Automated marshalling of managed- to unmanaged structures

An art that I wouldn't even wish upon my greatest enemies to figure out.

I recently started a new project in a language very familiar to me: C#, a managed language. This means that all the memory management is done for you, which is both a blessing and a curse. For this project, I happened to struggle over the "curse part" of automatic memory management.

The problem I encountered is as follows: when you have two structures that are identical in terms of their members, their respective sizes can (and often will) differ in managed languages compared to unmanaged languages. For example, I have the following structure in C# and C++ respectively:

// C#
[StructLayout(LayoutKind.Sequential)]
struct DebugComponent
{
    public float4 Float4;
    public float Float;
}

// C++
struct CPP_DebugComponent
{
    float4 Float4;
    float Float;
};

The size of the structure can be found in C# by using Marshal.SizeOf() (or sizeof() in unsafe code) and reports that the structure is 20 bytes in size, which is correct. Note that I already applied the StructLayout to Sequential, as this will create a layout similar to unmanaged code.

The size of the same structure in C++ using sizeof() reports that the structure is 32 bytes. This is also correct, because the float4 type here is aligned to 16 bytes, meaning the structure will receive another 12 bytes of padding at the end, to make sure it aligns with 16 bytes.

Unfortunately trying to use this structure in a tool such as ManagedCuda, the CUDA kernel struct will use the C++ version, and when you call the kernel from your C# code you will have to use the other version. This creates a mismatch in memory layout, resulting in very weird artifacts after running the kernel, or even crashing because you're writing to unallocated memory in this case.

The "simple" solution I found is to manually expand the C# structure by using the StructLayout.Size attribute to extend the structure to 32 bytes instead of 20. After asking my question on StackOverflow, I didn't solve the problem to create these structures automatically without counting the sizes of every individual type in the structure itself.
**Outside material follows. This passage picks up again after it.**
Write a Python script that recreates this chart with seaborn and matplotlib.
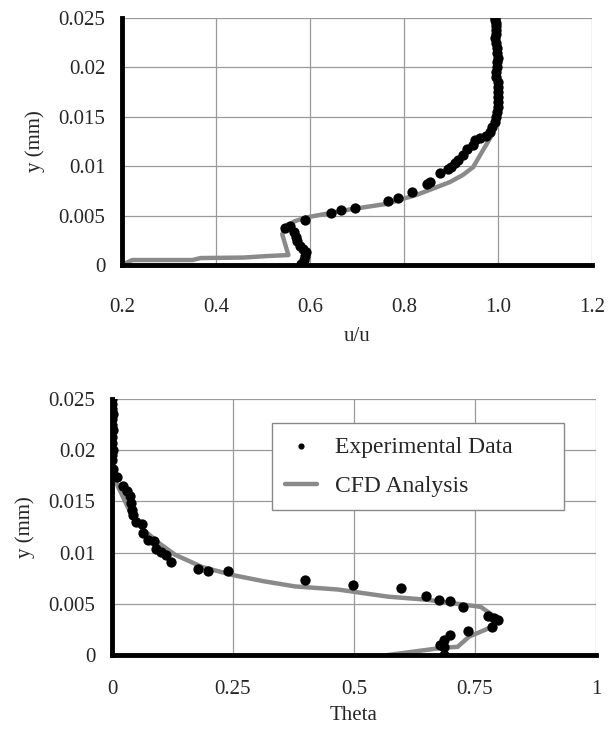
from matplotlib import pyplot as plt
import numpy as np
import pandas as pd
import seaborn as sns

##Velocity profile (top chart)##
u_exp = [0.994, 0.994, 0.995, 0.995, 0.995, 0.995, 0.994, 0.996, 0.998, 0.998,
         0.999, 0.998, 0.997, 0.996, 0.996, 1.000, 1.001, 1.001, 1.001, 1.000,
         0.999, 0.998, 0.996, 0.993, 0.988, 0.983, 0.975, 0.962, 0.952, 0.947,
         0.935, 0.926, 0.915, 0.908, 0.901, 0.893, 0.877, 0.855, 0.848, 0.816,
         0.787, 0.765, 0.695, 0.666, 0.645, 0.589, 0.558, 0.547, 0.565, 0.570,
         0.573, 0.578, 0.585, 0.591, 0.590, 0.588, 0.580]
y_exp_u = [0.0250, 0.0248, 0.0245, 0.0242, 0.0238, 0.0234, 0.0230, 0.0225, 0.0220, 0.0215,
           0.0210, 0.0205, 0.0200, 0.0195, 0.0190, 0.0185, 0.0180, 0.0175, 0.0170, 0.0165,
           0.0160, 0.0155, 0.0150, 0.0145, 0.0140, 0.0135, 0.0131, 0.0129, 0.0127, 0.0121,
           0.0117, 0.0111, 0.0106, 0.0103, 0.0099, 0.0097, 0.0093, 0.0084, 0.0082, 0.0074,
           0.0068, 0.0065, 0.0058, 0.0056, 0.0053, 0.0046, 0.0039, 0.0037, 0.0033, 0.0028,
           0.0024, 0.0019, 0.0016, 0.0013, 0.0009, 0.0005, 0.0001]

u_cfd = [0.200, 0.222, 0.350, 0.367, 0.458, 0.508, 0.554, 0.541, 0.546, 0.566,
         0.591, 0.682, 0.765, 0.791, 0.827, 0.860, 0.898, 0.925, 0.947, 0.963,
         0.979, 0.989, 0.997, 1.000, 0.998, 0.994]
y_cfd_u = [0.0000, 0.0005, 0.0005, 0.0007, 0.00075, 0.0009, 0.0010, 0.0031, 0.0037, 0.0044,
           0.0048, 0.0056, 0.0062, 0.0066, 0.0071, 0.0077, 0.0084, 0.0091, 0.0099, 0.0112,
           0.0125, 0.0133, 0.0150, 0.0184, 0.0220, 0.0250]

##Temperature profile (bottom chart)##
th_exp = [0.000, 0.001, 0.000, 0.002, 0.001, 0.000, 0.002, 0.001, 0.000, 0.002,
          0.001, 0.000, 0.002, 0.003, 0.010, 0.022, 0.030, 0.038, 0.040, 0.042,
          0.044, 0.050, 0.062, 0.064, 0.074, 0.086, 0.090, 0.102, 0.112, 0.122,
          0.178, 0.199, 0.239, 0.399, 0.498, 0.598, 0.648, 0.676, 0.698, 0.726,
          0.776, 0.790, 0.798, 0.786, 0.736, 0.698, 0.686, 0.678, 0.686, 0.686]
y_exp_th = [0.0250, 0.0245, 0.0240, 0.0235, 0.0230, 0.0225, 0.0220, 0.0213, 0.0207, 0.0200,
            0.0195, 0.0190, 0.0182, 0.0176, 0.0174, 0.0165, 0.0160, 0.0155, 0.0148, 0.0142,
            0.0137, 0.0130, 0.0128, 0.0119, 0.0112, 0.0111, 0.0104, 0.0101, 0.0098, 0.0091,
            0.0084, 0.0082, 0.0082, 0.0073, 0.0068, 0.0065, 0.0058, 0.0054, 0.0053, 0.0047,
            0.0038, 0.0036, 0.0034, 0.0027, 0.0023, 0.0020, 0.0015, 0.0010, 0.0008, 0.0000]

th_cfd = [0.000, 0.000, 0.006, 0.022, 0.042, 0.066, 0.098, 0.130, 0.186, 0.250,
          0.314, 0.378, 0.466, 0.570, 0.650, 0.730, 0.762, 0.786, 0.798, 0.778,
          0.738, 0.714, 0.682, 0.570]
y_cfd_th = [0.0250, 0.0175, 0.0171, 0.0155, 0.0135, 0.0122, 0.0109, 0.0098, 0.0086, 0.0078,
            0.0072, 0.0067, 0.0064, 0.0057, 0.0054, 0.0049, 0.0047, 0.0039, 0.0033, 0.0026,
            0.0018, 0.0008, 0.0007, 0.0000]

y_ticks = [0, 0.005, 0.01, 0.015, 0.02, 0.025]
y_labels = ["0", "0.005", "0.01", "0.015", "0.02", "0.025"]
u_ticks = [0.2, 0.4, 0.6, 0.8, 1.0, 1.2]
u_labels = ["0.2", "0.4", "0.6", "0.8", "1.0", "1.2"]
th_ticks = [0, 0.25, 0.5, 0.75, 1]
th_labels = ["0", "0.25", "0.5", "0.75", "1"]

sns.set_style("whitegrid")
plt.rcParams['font.family'] = ['Liberation Serif', 'DejaVu Serif']
plt.rcParams['font.size'] = 15

fig = plt.figure(figsize=(6.09, 7.34), dpi=100)
ax1 = fig.add_axes([0.2003, 0.639, 0.7718, 0.3365])
ax2 = fig.add_axes([0.1839, 0.1076, 0.7947, 0.3488])


def style_axes(ax, xticks, xlabels, xlab, xpad, lpad):
    ax.set_ylim(0, 0.025)
    ax.set_xticks(xticks)
    ax.set_xticklabels(xlabels, fontsize=15)
    ax.set_yticks(y_ticks)
    ax.set_yticklabels(y_labels, fontsize=15)
    ax.grid(True, color='#9a9a9a', linewidth=0.9)
    for s in ['top', 'right']:
        ax.spines[s].set_visible(False)
    for s in ['left', 'bottom']:
        ax.spines[s].set_color('black')
        ax.spines[s].set_linewidth(3.5)
        ax.spines[s].set_zorder(5)
    ax.tick_params(direction='out', length=4, width=2.5, color='black', pad=8)
    ax.tick_params(axis='x', pad=xpad)
    ax.set_xlabel(xlab, fontsize=15, labelpad=lpad)
    ax.set_ylabel("y (mm)", fontsize=15, labelpad=10)


# top: u/u profile
sns.lineplot(x=u_cfd, y=y_cfd_u, ax=ax1, sort=False, estimator=None,
             color='#8a8a8a', linewidth=3.2)
sns.scatterplot(x=u_exp, y=y_exp_u, ax=ax1, color='black', s=55,
                edgecolor='black', linewidth=0, zorder=3)
ax1.set_xlim(0.2, 1.2)
style_axes(ax1, u_ticks, u_labels, "u/u", 20, 7)

# bottom: Theta profile
sns.lineplot(x=th_cfd, y=y_cfd_th, ax=ax2, sort=False, estimator=None,
             color='#8a8a8a', linewidth=3.2, label='CFD Analysis')
sns.scatterplot(x=th_exp, y=y_exp_th, ax=ax2, color='black', s=55,
                edgecolor='black', linewidth=0, zorder=3, label='Experimental Data')
ax2.set_xlim(0, 1)
style_axes(ax2, th_ticks, th_labels, "Theta", 14, 5)

handles, labels = ax2.get_legend_handles_labels()
leg = ax2.legend(handles[::-1], labels[::-1], loc='upper left',
                 bbox_to_anchor=(0.331, 0.574, 0.603, 0.332), mode='expand',
                 borderaxespad=0, fancybox=False, framealpha=1, edgecolor='#888888',
                 fontsize=17, labelspacing=0.75, borderpad=0.55,
                 handlelength=1.35, handletextpad=0.75, markerscale=0.6)
leg.get_frame().set_linewidth(1.0)

plt.savefig("out.png", dpi=100)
So I had to switch up my solution a little bit. I created a project which contains the raw C# structures that I want to use, along with all their functionality like loading and serialization. I then created another C# project for the automated code generation. Using this project we can load our Structures as a dll, from which we can derive all the structures and what types they contain in text templates:
  • Structures: project that contains raw structures that will be used on the GPU
  • Tools: my general purpose project that will generate GPU versions of the structs defined in Structures.
In order to make this conversion as secure as possible I don't want to manually check every time I create a new structure if the GPU version has the same alignment and size. So I created two more projects:
  • AlignedStructsWrapper: A C++/CLI project that combines managed and unmanaged code
  • Tests: a unit test project
Using the CLI project, we can load both our versions of the structure: the managed C# version and the unmanaged C++ version. We can now measure the difference in their sizes:

public ref struct WrapperGpuDebugComponent
{
public:
 int SizeDiff()
 {
  int managedSize = sizeof(Tools::Content::Generated::DebugComponent);
  int nativeSize = sizeof(CUDA::CPP_DebugComponent);
  return managedSize - nativeSize;
 }
};

In the unit test project we load our CLI from reference and we can create a simple unit test that calls the SizeDiff function and checks if the difference is indeed 0:

[TestMethod]
public void CheckStructureSizes()
{
 WrapperGpuDebugComponent debugcomponent = new WrapperGpuDebugComponent();
 Assert.AreEqual(debugcomponent.SizeDiff(), 0);
}

Of course I also generated the CLI structures and the unit test functions automatically for every structure so I only have to recompile the projects and have everything tested.